- [GOAL]: Without the pictures, please reproduce only the lines from the one with "Clone this chart in seaborn and matplotlib." through the one with "from matplotlib.colors import to_rgb", both included.

- [ENTRIES SHOWN]:
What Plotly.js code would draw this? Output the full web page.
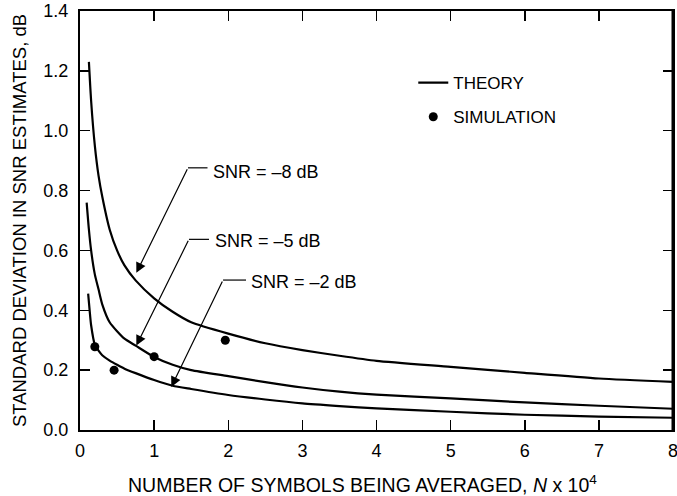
<!DOCTYPE html>
<html>
<head>
<meta charset="utf-8">
<script src="https://cdn.plot.ly/plotly-3.0.1.min.js"></script>
<style>html,body{margin:0;padding:0;background:#fff;}#chart{width:677px;height:496px;}</style>
</head>
<body>
<div id="chart"></div>
<script>
// Theory curves, N in units of 10^4
const nSnr8 = [0.12, 0.15, 0.2, 0.25, 0.3, 0.4, 0.5, 0.6, 0.75, 1.0, 1.25, 1.5, 2.0, 2.5, 3.0, 3.5, 4.0, 5.0, 6.0, 7.0, 8.0];
const sdSnr8 = [1.23, 1.10, 0.95, 0.85, 0.78, 0.67, 0.60, 0.55, 0.50, 0.44, 0.395, 0.36, 0.322, 0.29, 0.267, 0.248, 0.231, 0.211, 0.191, 0.172, 0.161];

const nSnr5 = [0.09, 0.12, 0.15, 0.2, 0.25, 0.3, 0.4, 0.5, 0.6, 0.75, 1.0, 1.25, 1.5, 2.0, 2.5, 3.0, 3.5, 4.0, 5.0, 6.0, 7.0, 8.0];
const sdSnr5 = [0.76, 0.67, 0.60, 0.52, 0.47, 0.42, 0.36, 0.33, 0.305, 0.282, 0.244, 0.218, 0.200, 0.180, 0.160, 0.142, 0.128, 0.118, 0.106, 0.092, 0.081, 0.071];

const nSnr2 = [0.11, 0.13, 0.15, 0.2, 0.25, 0.3, 0.4, 0.5, 0.6, 0.75, 1.0, 1.25, 1.5, 2.0, 2.5, 3.0, 3.5, 4.0, 5.0, 6.0, 7.0, 8.0];
const sdSnr2 = [0.456, 0.40, 0.35, 0.285, 0.265, 0.25, 0.232, 0.218, 0.205, 0.19, 0.167, 0.148, 0.137, 0.117, 0.102, 0.089, 0.080, 0.072, 0.061, 0.051, 0.045, 0.041];

// Simulation points
const nSim = [0.2, 0.46, 1.0, 1.96];
const sdSim = [0.278, 0.20, 0.245, 0.30];

// Axis ticks
const xTicks = [0, 1, 2, 3, 4, 5, 6, 7, 8];
const yTicks = [0.0, 0.2, 0.4, 0.6, 0.8, 1.0, 1.2, 1.4];

// Texts
const curveLabels = ['SNR = \u20138 dB', 'SNR = \u20135 dB', 'SNR = \u20132 dB'];
const xTitle = 'NUMBER OF SYMBOLS BEING AVERAGED, <i>N</i> x 10<sup>4</sup>';
const yTitle = 'STANDARD DEVIATION IN SNR ESTIMATES, dB';

const FONT = 'Liberation Sans, Arial, Helvetica, sans-serif';
const lineStyle = {color: '#000', width: 2.2, shape: 'spline', smoothing: 0.6};

const traces = [
  {x: nSnr8, y: sdSnr8, mode: 'lines', line: lineStyle, name: 'THEORY', showlegend: true, legendgroup: 'a', hoverinfo: 'skip'},
  {x: nSnr5, y: sdSnr5, mode: 'lines', line: lineStyle, name: 'THEORY', showlegend: false, legendgroup: 'a', hoverinfo: 'skip'},
  {x: nSnr2, y: sdSnr2, mode: 'lines', line: lineStyle, name: 'THEORY', showlegend: false, legendgroup: 'a', hoverinfo: 'skip'},
  {x: nSim, y: sdSim, mode: 'markers', marker: {color: '#000', size: 9}, name: 'SIMULATION', showlegend: true, legendgroup: 'b', hoverinfo: 'skip'}
];

function arrow(tipX, tipY, tailX, tailY) {
  return {x: tipX, y: tipY, ax: tailX, ay: tailY, xref: 'x', yref: 'y', axref: 'x', ayref: 'y',
    text: '', showarrow: true, arrowhead: 2, arrowsize: 1.7, arrowwidth: 1.2, arrowcolor: '#000'};
}
function label(txt, x, y) {
  return {x: x, y: y, xref: 'x', yref: 'y', text: txt, showarrow: false, xanchor: 'left', yanchor: 'middle',
    font: {family: FONT, size: 18, color: '#000'}};
}

const annotations = [
  arrow(0.76, 0.525, 1.457, 0.876),
  arrow(0.76, 0.282, 1.47, 0.637),
  arrow(1.232, 0.144, 1.93, 0.501),
  label(curveLabels[0], 1.77, 0.863),
  label(curveLabels[1], 1.795, 0.632),
  label(curveLabels[2], 2.28, 0.494),
  {x: 0.4756, y: -0.128, xref: 'paper', yref: 'paper', text: xTitle, showarrow: false,
    xanchor: 'center', yanchor: 'middle', font: {family: FONT, size: 19.5, color: '#000'}}
];

const shapes = [
  {type: 'line', xref: 'x', yref: 'y', x0: 1.457, x1: 1.72, y0: 0.876, y1: 0.876, line: {color: '#000', width: 1.2}},
  {type: 'line', xref: 'x', yref: 'y', x0: 1.47, x1: 1.74, y0: 0.637, y1: 0.637, line: {color: '#000', width: 1.2}},
  {type: 'line', xref: 'x', yref: 'y', x0: 1.93, x1: 2.24, y0: 0.501, y1: 0.501, line: {color: '#000', width: 1.2}},
  {type: 'line', xref: 'paper', yref: 'paper', x0: 1, x1: 1, y0: 0, y1: 1, line: {color: '#000', width: 3}}
];

const layout = {
  width: 677, height: 496,
  margin: {l: 80, r: 4, t: 11, b: 66},
  paper_bgcolor: '#fff', plot_bgcolor: '#fff',
  font: {family: FONT, size: 18, color: '#000'},
  showlegend: true,
  legend: {x: 0.562, y: 0.871, xanchor: 'left', yanchor: 'top', bgcolor: 'rgba(0,0,0,0)',
    font: {family: FONT, size: 17, color: '#000'}, traceorder: 'grouped', tracegroupgap: 9},
  xaxis: {
    range: [0, 8], tickvals: xTicks, ticktext: xTicks.map(String),
    ticks: 'inside', ticklen: 10, tickwidth: 1.5, tickcolor: '#000',
    showline: true, linewidth: 2, linecolor: '#000', mirror: 'allticks',
    showgrid: false, zeroline: false, ticklabelstandoff: 3, ticklabeloverflow: 'allow',
    tickfont: {family: FONT, size: 18, color: '#000'}
  },
  yaxis: {
    range: [0, 1.4], tickvals: yTicks, ticktext: yTicks.map(v => v.toFixed(1)),
    ticks: 'inside', ticklen: 10, tickwidth: 1.5, tickcolor: '#000',
    showline: true, linewidth: 2, linecolor: '#000', mirror: 'allticks',
    showgrid: false, zeroline: false, ticklabelstandoff: 6, ticklabeloverflow: 'allow',
    tickfont: {family: FONT, size: 18, color: '#000'},
    title: {text: yTitle, standoff: 12, font: {family: FONT, size: 18.5, color: '#000'}}
  },
  annotations: annotations,
  shapes: shapes
};

Plotly.newPlot('chart', traces, layout, {displayModeBar: false, staticPlot: true});
</script>
</body>
</html>
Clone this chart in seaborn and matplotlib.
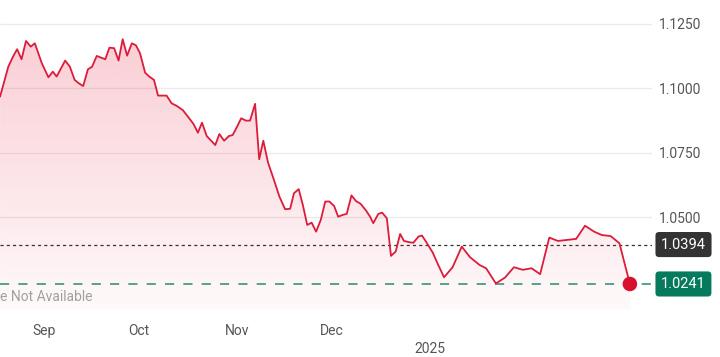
import numpy as np
import pandas as pd
import matplotlib
matplotlib.use("Agg")
import matplotlib.pyplot as plt
import seaborn as sns
from matplotlib.colors import to_rgb

# ---- data (days since 1 Sep 2024, rate) ----
days = [-13.9, -11.3, -9.7, -8.5, -7.1, -5.7, -4.2, -2.9, -0.7, 1.4, 2.8, 4.0, 6.7, 8.2,
        9.7, 11.0, 12.4, 13.9, 15.2, 16.7, 19.4, 20.7, 22.2, 23.6, 24.9, 26.3, 27.8, 29.1,
        30.4, 32.0, 33.3, 34.8, 36.1, 38.8, 40.4, 42.0, 43.9, 45.7, 47.3, 48.7, 50.0, 51.5,
        52.9, 54.2, 55.5, 57.0, 58.5, 59.7, 61.2, 62.4, 63.9, 65.2, 66.8, 68.1, 69.4, 70.9,
        72.6, 74.5, 76.3, 77.9, 79.1, 80.6, 81.9, 83.3, 84.7, 86.1, 87.6, 89.0, 90.3, 91.8,
        93.1, 94.5, 95.8, 97.3, 98.7, 100.2, 101.9, 103.2, 104.2, 105.8, 107.0, 108.5, 109.8,
        111.3, 112.7, 113.9, 115.6, 116.9, 118.5, 119.6, 120.9, 123.0, 124.9, 126.6, 129.3,
        132.2, 134.8, 137.8, 139.9, 143.0, 145.9, 148.7, 151.5, 154.3, 157.0, 159.9, 162.6,
        165.6, 168.4, 171.2, 174.1, 176.5, 179.3, 182.1, 185.4]
rates = [1.0968, 1.1084, 1.1126, 1.1152, 1.1113, 1.1184, 1.1162, 1.1175, 1.1098, 1.1043,
         1.1065, 1.1046, 1.1108, 1.1084, 1.1033, 1.1020, 1.1009, 1.1074, 1.1084, 1.1126,
         1.1113, 1.1158, 1.1156, 1.1108, 1.1191, 1.1127, 1.1175, 1.1167, 1.1136, 1.1061,
         1.1046, 1.1033, 1.0972, 1.0972, 1.0942, 1.0932, 1.0916, 1.0888, 1.0862, 1.0828,
         1.0867, 1.0815, 1.0797, 1.0780, 1.0823, 1.0797, 1.0815, 1.0819, 1.0854, 1.0884,
         1.0875, 1.0875, 1.0940, 1.0725, 1.0797, 1.0712, 1.0651, 1.0580, 1.0531, 1.0533,
         1.0593, 1.0609, 1.0548, 1.0470, 1.0479, 1.0444, 1.0490, 1.0561, 1.0561, 1.0544,
         1.0502, 1.0509, 1.0513, 1.0585, 1.0563, 1.0552, 1.0526, 1.0502, 1.0477, 1.0513,
         1.0518, 1.0496, 1.0350, 1.0367, 1.0435, 1.0408, 1.0403, 1.0401, 1.0425, 1.0429,
         1.0405, 1.0363, 1.0311, 1.0267, 1.0306, 1.0386, 1.0345, 1.0315, 1.0302, 1.0243,
         1.0266, 1.0306, 1.0296, 1.0302, 1.0279, 1.0421, 1.0408, 1.0412, 1.0416, 1.0467,
         1.0444, 1.0431, 1.0427, 1.0399, 1.0241]
prev_close = 1.0394
y_ticks = [1.0500, 1.0750, 1.1000, 1.1250]
month_pos = [0, 30, 61, 91]
month_labels = ["Sep", "Oct", "Nov", "Dec"]
year_pos = [122]
year_labels = ["2025"]
note_text = "e Not Available"

df = pd.DataFrame({"day": days, "rate": rates})

sns.set_style("white")
plt.rcParams["font.family"] = ["Roboto", "DejaVu Sans"]

W, H = 720, 357
fig = plt.figure(figsize=(W / 100, H / 100), dpi=100)
ax = fig.add_axes([0, (H - 310) / H, 652 / W, 310 / H])

xmin, xmax = -13.92, 192.4
ymin, ymax = 1.0140, 1.1343
ax.set_xlim(xmin, xmax)
ax.set_ylim(ymin, ymax)

line_col = "#dc1c3a"

# gradient fill under the line
poly = ax.fill_between(df["day"], df["rate"], ymin, color="none", lw=0)
rgb = np.array(to_rgb("#e8344f"))
n = 256
alpha = np.linspace(0.03, 0.24, n)[:, None]
grad = np.ones((n, 1, 4))
grad[:, :, :3] = rgb
grad[:, :, 3] = alpha
im = ax.imshow(grad, extent=[xmin, xmax, ymin, 1.1200], origin="lower",
               aspect="auto", zorder=1, interpolation="bilinear")
path = poly.get_paths()[0]
im.set_clip_path(path, transform=ax.transData)
ax.set_xlim(xmin, xmax)
ax.set_ylim(ymin, ymax)

# grid lines
for v in y_ticks:
    ax.axhline(v, color="#ebebeb", lw=1, zorder=0.5)

sns.lineplot(data=df, x="day", y="rate", ax=ax, color=line_col, lw=1.3, zorder=3)

# reference lines
ax.axhline(prev_close, color="#333333", lw=0.9, ls=(0, (2.5, 2.5)), zorder=2)
ax.axhline(rates[-1], color="#2a8a6e", lw=1.1, ls=(0, (6, 6)), zorder=2)

sns.scatterplot(x=[days[-1]], y=[rates[-1]], ax=ax, color="#d7102f", s=110,
                edgecolor="none", zorder=5, legend=False)

# axes styling
for s in ax.spines.values():
    s.set_visible(False)
ax.set_xlabel("")
ax.set_ylabel("")
ax.yaxis.tick_right()
ax.set_yticks(y_ticks)
ax.set_yticklabels([f"{v:.4f}" for v in y_ticks])
ax.tick_params(axis="y", length=0, pad=5, labelsize=10, labelcolor="#555555")
ax.set_xticks(month_pos)
ax.set_xticklabels(month_labels)
ax.set_xticks(year_pos, minor=True)
ax.set_xticklabels(year_labels, minor=True)
ax.tick_params(axis="x", which="major", length=0, pad=10, labelsize=10, labelcolor="#555555")
ax.tick_params(axis="x", which="minor", length=0, pad=23, labelsize=10, labelcolor="#555555")

# value tags
tr = ax.get_yaxis_transform()
ax.text(661 / 652, prev_close, f"{prev_close:.4f}", transform=tr, ha="left", va="center",
        fontsize=10.5, color="white", clip_on=False,
        bbox=dict(boxstyle="round,pad=0.38,rounding_size=0.25", fc="#333333", ec="none"))
ax.text(661 / 652, rates[-1], f"{rates[-1]:.4f}", transform=tr, ha="left", va="center",
        fontsize=10.5, color="white", clip_on=False,
        bbox=dict(boxstyle="round,pad=0.38,rounding_size=0.25", fc="#067a5c", ec="none"))

fig.text(0, 1 - 297 / H, note_text, ha="left", va="center", fontsize=10, color="#a0a0a0")

fig.savefig("out.png", dpi=100)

- [FULL ANSWER]:
Clone this chart in seaborn and matplotlib.
import numpy as np
import pandas as pd
import matplotlib
matplotlib.use("Agg")
import matplotlib.pyplot as plt
import seaborn as sns
from matplotlib.colors import to_rgb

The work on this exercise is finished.